** Raw data **
▶

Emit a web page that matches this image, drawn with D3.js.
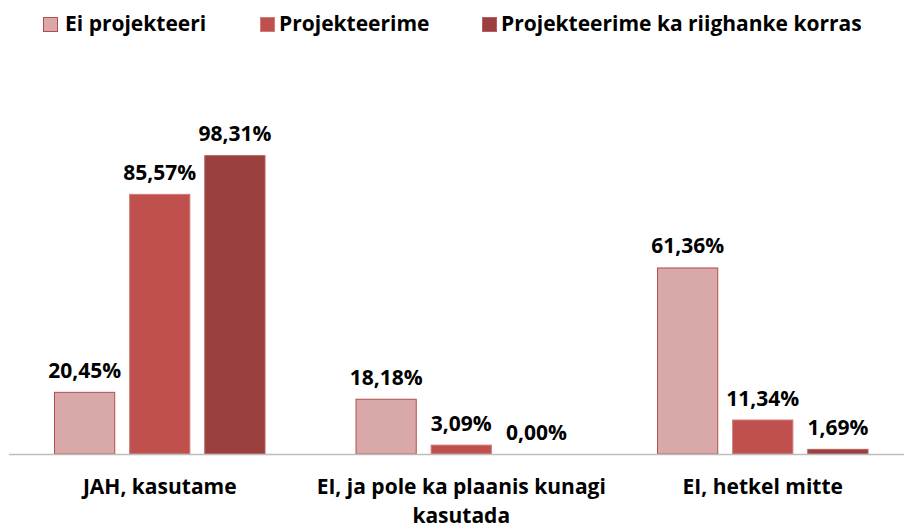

◀
▶

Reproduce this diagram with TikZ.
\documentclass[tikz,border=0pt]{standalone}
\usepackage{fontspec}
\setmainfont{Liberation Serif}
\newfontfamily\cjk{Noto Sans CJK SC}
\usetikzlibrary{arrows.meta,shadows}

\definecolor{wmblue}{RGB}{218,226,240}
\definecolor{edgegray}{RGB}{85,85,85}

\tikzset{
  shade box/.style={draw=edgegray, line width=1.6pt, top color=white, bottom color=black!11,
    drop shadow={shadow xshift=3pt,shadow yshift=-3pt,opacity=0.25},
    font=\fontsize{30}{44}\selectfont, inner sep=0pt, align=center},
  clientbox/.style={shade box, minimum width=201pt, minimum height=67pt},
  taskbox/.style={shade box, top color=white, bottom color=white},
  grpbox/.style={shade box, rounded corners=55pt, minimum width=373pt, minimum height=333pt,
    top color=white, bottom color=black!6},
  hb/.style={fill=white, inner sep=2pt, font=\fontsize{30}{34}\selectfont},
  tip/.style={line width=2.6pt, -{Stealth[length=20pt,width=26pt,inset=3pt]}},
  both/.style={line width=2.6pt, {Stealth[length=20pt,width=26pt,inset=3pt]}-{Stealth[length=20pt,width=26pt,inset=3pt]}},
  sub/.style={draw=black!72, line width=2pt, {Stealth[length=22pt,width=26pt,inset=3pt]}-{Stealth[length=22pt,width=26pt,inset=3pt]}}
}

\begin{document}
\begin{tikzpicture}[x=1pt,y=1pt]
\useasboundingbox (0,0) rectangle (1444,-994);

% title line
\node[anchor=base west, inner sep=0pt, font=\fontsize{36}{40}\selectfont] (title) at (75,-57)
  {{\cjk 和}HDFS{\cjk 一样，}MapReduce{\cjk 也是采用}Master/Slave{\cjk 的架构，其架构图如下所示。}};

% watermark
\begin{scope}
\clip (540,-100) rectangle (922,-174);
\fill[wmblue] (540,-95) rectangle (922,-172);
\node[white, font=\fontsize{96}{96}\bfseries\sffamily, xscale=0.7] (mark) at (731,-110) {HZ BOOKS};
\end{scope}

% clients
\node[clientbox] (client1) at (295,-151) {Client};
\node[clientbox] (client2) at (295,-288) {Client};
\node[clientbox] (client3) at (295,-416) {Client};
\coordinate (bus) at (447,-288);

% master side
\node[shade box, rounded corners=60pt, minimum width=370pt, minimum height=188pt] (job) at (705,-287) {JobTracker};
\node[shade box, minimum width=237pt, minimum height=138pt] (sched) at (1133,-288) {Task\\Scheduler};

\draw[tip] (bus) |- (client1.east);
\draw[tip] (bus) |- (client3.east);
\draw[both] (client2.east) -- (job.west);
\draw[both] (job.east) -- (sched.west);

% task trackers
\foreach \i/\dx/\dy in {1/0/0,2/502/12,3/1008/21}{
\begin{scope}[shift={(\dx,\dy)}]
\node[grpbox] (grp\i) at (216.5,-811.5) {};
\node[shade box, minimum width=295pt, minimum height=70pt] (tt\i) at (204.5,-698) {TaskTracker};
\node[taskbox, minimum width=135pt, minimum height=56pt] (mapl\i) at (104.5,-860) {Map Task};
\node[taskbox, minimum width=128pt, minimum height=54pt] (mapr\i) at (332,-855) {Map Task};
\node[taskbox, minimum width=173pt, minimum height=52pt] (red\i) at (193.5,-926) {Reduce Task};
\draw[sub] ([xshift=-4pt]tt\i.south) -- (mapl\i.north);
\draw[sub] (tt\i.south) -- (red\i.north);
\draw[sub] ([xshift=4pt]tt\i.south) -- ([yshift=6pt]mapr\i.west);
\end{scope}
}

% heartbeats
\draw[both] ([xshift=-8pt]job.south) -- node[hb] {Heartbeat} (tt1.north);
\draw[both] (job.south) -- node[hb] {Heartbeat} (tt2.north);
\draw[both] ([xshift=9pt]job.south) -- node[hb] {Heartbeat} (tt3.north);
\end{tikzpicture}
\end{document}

◀

** Goal **
Filter the records above for lines containing the word "this", and copy those lines.

** Correct result **
Emit a web page that matches this image, drawn with D3.js.
Reproduce this diagram with TikZ.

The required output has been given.